In his 1997 autobiography, he boasted of keeping "a girlfriend in every city" during his years as a young Wall Street up-and-comer in the 1960s and 1970s.

A less-restrained Bloomberg was also portrayed in a book of quips, quotes and anecdotes attributed to him and put together by employees for a birthday present in 1990. It contains such statements as: "If women wanted to be appreciated for their brains, they'd go to the library instead of to Bloomingdale's."

Or, as he is quoted as saying about his invention, the Bloomberg computer terminal that made him rich, "It will do everything, including give you (oral sex). I guess that puts a lot of you girls out of business."

A former longtime Bloomberg employee who was familiar with the book confirmed the authenticity of the quotes to the AP and said Bloomberg regularly made similar offensive remarks. The person spoke on condition of anonymity out of fear that Bloomberg would retaliate.

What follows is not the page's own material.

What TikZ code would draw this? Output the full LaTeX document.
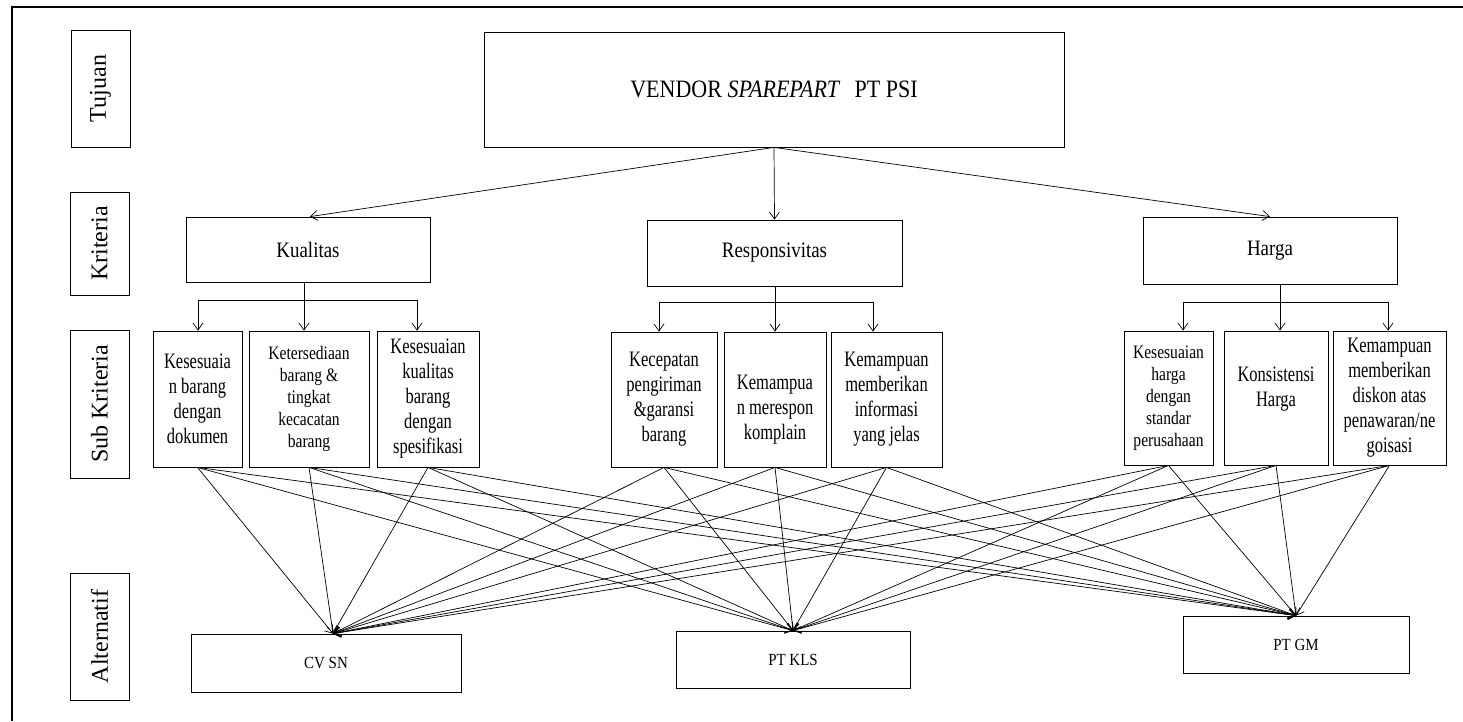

During Bloomberg's 2001 campaign, he dismissed the book as "Borscht Belt jokes" and said he did not recall saying those things.

Lee Miringoff, head of the Marist College poll that tracks New York politics, said the allegations had little impact on public opinion at the time, but that a presidential run would draw more scrutiny.

"He doesn't have a defined national persona at this point," Miringoff said. "Certainly as a presidential candidate there might be a resurfacing of this — it gets a second airing if he does decide to run."